_To do_
Skip every image and restate the data word for word.

_Supplied data_

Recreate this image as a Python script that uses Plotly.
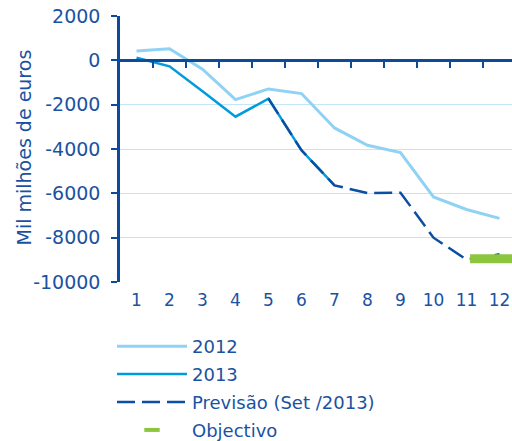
import plotly.graph_objects as go

months = list(range(1, 13))
serie_2012 = [420, 525, -400, -1770, -1290, -1500, -3050, -3830, -4160, -6160, -6730, -7130]
months_2013 = [1, 2, 3, 4, 5, 6, 7]
serie_2013 = [120, -270, -1400, -2540, -1730, -4060, -5640]
months_prev = [5, 6, 7, 8, 9, 10, 11, 12]
serie_prev = [-1730, -4060, -5640, -5990, -5970, -8000, -8990, -8750]
month_obj = [12]
valor_obj = [-8950]
y_ticks = [2000, 0, -2000, -4000, -6000, -8000, -10000]

axis_col = "#0c4a9b"
text_col = "#1a52a2"
font_fam = "DejaVu Sans"
green = "#8cc63f"

fig = go.Figure()
fig.add_trace(go.Scatter(x=months, y=serie_2012, mode="lines", name="2012", legendgroup="a",
                         line=dict(color="#8fd2f3", width=3)))
fig.add_trace(go.Scatter(x=months_2013, y=serie_2013, mode="lines", name="2013", legendgroup="b",
                         line=dict(color="#009bdb", width=2.5)))
fig.add_trace(go.Scatter(x=months_prev, y=serie_prev, mode="lines", name="Previsão (Set /2013)",
                         legendgroup="c",
                         line=dict(color="#0b4ea2", width=2.5, dash="18px,7px")))
fig.add_trace(go.Scatter(x=month_obj, y=valor_obj, mode="markers", name="Objectivo",
                         showlegend=False, legendgroup="d",
                         marker=dict(symbol="line-ew", size=42, color=green,
                                     line=dict(color=green, width=9))))
# legend entry for the objective (smaller symbol, as in the reference)
fig.add_trace(go.Scatter(x=[None], y=[None], mode="markers", name="Objectivo", legendgroup="d",
                         marker=dict(symbol="line-ew", size=11, color=green,
                                     line=dict(color=green, width=4))))
# dummy trace for the zero-line axis
fig.add_trace(go.Scatter(x=[1], y=[0], xaxis="x2", mode="markers", marker=dict(opacity=0),
                         showlegend=False, hoverinfo="skip"))

fig.update_layout(
    width=512, height=441,
    margin=dict(l=120, r=0, t=16, b=159, autoexpand=False),
    paper_bgcolor="white", plot_bgcolor="white",
    font=dict(family=font_fam, color=text_col, size=17),
    showlegend=True,
    legend=dict(x=-0.0204, y=-0.173, xanchor="left", yanchor="top",
                font=dict(size=18, color=text_col), itemsizing="trace", itemwidth=70,
                tracegroupgap=1.5, bgcolor="rgba(0,0,0,0)"),
    xaxis=dict(range=[0.5, 12.379], tickvals=months, ticktext=[str(m) for m in months],
               showgrid=False, zeroline=False, showline=False, ticks="",
               ticklabelstandoff=6, automargin=False,
               tickfont=dict(size=17, color=text_col), fixedrange=True),
    xaxis2=dict(overlaying="x", matches="x", anchor="free", position=10000/12000,
                side="bottom", showline=True, linecolor=axis_col, linewidth=2.5,
                ticks="outside", ticklen=6, tickwidth=2, tickcolor=axis_col,
                tickvals=[m + 0.5 for m in months[:-1]], showticklabels=False,
                showgrid=False, zeroline=False, automargin=False),
    yaxis=dict(range=[-10000, 2000], tickvals=y_ticks, ticktext=[str(v) for v in y_ticks],
               showgrid=True, gridcolor="#c4e7f7", gridwidth=1, zeroline=False,
               showline=True, linecolor=axis_col, linewidth=2.5,
               ticks="outside", ticklen=6, tickwidth=2, tickcolor=axis_col,
               ticklabelstandoff=7, automargin=False,
               tickfont=dict(size=19, color=text_col)),
    annotations=[dict(text="Mil milhões de euros", textangle=-90, xref="paper", yref="paper",
                      x=-0.2449, y=0.5056, xanchor="center", yanchor="middle",
                      showarrow=False, font=dict(size=19, color=text_col))],
)

fig.write_html("out.html", config={"displayModeBar": False},
               post_script="document.body.style.margin='0';")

_Result of this exercise_
Recreate this image as a Python script that uses Plotly.
import plotly.graph_objects as go

months = list(range(1, 13))
serie_2012 = [420, 525, -400, -1770, -1290, -1500, -3050, -3830, -4160, -6160, -6730, -7130]
months_2013 = [1, 2, 3, 4, 5, 6, 7]
serie_2013 = [120, -270, -1400, -2540, -1730, -4060, -5640]
months_prev = [5, 6, 7, 8, 9, 10, 11, 12]
serie_prev = [-1730, -4060, -5640, -5990, -5970, -8000, -8990, -8750]
month_obj = [12]
valor_obj = [-8950]
y_ticks = [2000, 0, -2000, -4000, -6000, -8000, -10000]

axis_col = "#0c4a9b"
text_col = "#1a52a2"
font_fam = "DejaVu Sans"
green = "#8cc63f"

fig = go.Figure()
fig.add_trace(go.Scatter(x=months, y=serie_2012, mode="lines", name="2012", legendgroup="a",
                         line=dict(color="#8fd2f3", width=3)))
fig.add_trace(go.Scatter(x=months_2013, y=serie_2013, mode="lines", name="2013", legendgroup="b",
                         line=dict(color="#009bdb", width=2.5)))
fig.add_trace(go.Scatter(x=months_prev, y=serie_prev, mode="lines", name="Previsão (Set /2013)",
                         legendgroup="c",
                         line=dict(color="#0b4ea2", width=2.5, dash="18px,7px")))
fig.add_trace(go.Scatter(x=month_obj, y=valor_obj, mode="markers", name="Objectivo",
                         showlegend=False, legendgroup="d",
                         marker=dict(symbol="line-ew", size=42, color=green,
                                     line=dict(color=green, width=9))))
# legend entry for the objective (smaller symbol, as in the reference)
fig.add_trace(go.Scatter(x=[None], y=[None], mode="markers", name="Objectivo", legendgroup="d",
                         marker=dict(symbol="line-ew", size=11, color=green,
                                     line=dict(color=green, width=4))))
# dummy trace for the zero-line axis
fig.add_trace(go.Scatter(x=[1], y=[0], xaxis="x2", mode="markers", marker=dict(opacity=0),
                         showlegend=False, hoverinfo="skip"))

fig.update_layout(
    width=512, height=441,
    margin=dict(l=120, r=0, t=16, b=159, autoexpand=False),
    paper_bgcolor="white", plot_bgcolor="white",
    font=dict(family=font_fam, color=text_col, size=17),
    showlegend=True,
    legend=dict(x=-0.0204, y=-0.173, xanchor="left", yanchor="top",
                font=dict(size=18, color=text_col), itemsizing="trace", itemwidth=70,
                tracegroupgap=1.5, bgcolor="rgba(0,0,0,0)"),
    xaxis=dict(range=[0.5, 12.379], tickvals=months, ticktext=[str(m) for m in months],
               showgrid=False, zeroline=False, showline=False, ticks="",
               ticklabelstandoff=6, automargin=False,
               tickfont=dict(size=17, color=text_col), fixedrange=True),
    xaxis2=dict(overlaying="x", matches="x", anchor="free", position=10000/12000,
                side="bottom", showline=True, linecolor=axis_col, linewidth=2.5,
                ticks="outside", ticklen=6, tickwidth=2, tickcolor=axis_col,
                tickvals=[m + 0.5 for m in months[:-1]], showticklabels=False,
                showgrid=False, zeroline=False, automargin=False),
    yaxis=dict(range=[-10000, 2000], tickvals=y_ticks, ticktext=[str(v) for v in y_ticks],
               showgrid=True, gridcolor="#c4e7f7", gridwidth=1, zeroline=False,
               showline=True, linecolor=axis_col, linewidth=2.5,
               ticks="outside", ticklen=6, tickwidth=2, tickcolor=axis_col,
               ticklabelstandoff=7, automargin=False,
               tickfont=dict(size=19, color=text_col)),
    annotations=[dict(text="Mil milhões de euros", textangle=-90, xref="paper", yref="paper",
                      x=-0.2449, y=0.5056, xanchor="center", yanchor="middle",
                      showarrow=False, font=dict(size=19, color=text_col))],
)

fig.write_html("out.html", config={"displayModeBar": False},
               post_script="document.body.style.margin='0';")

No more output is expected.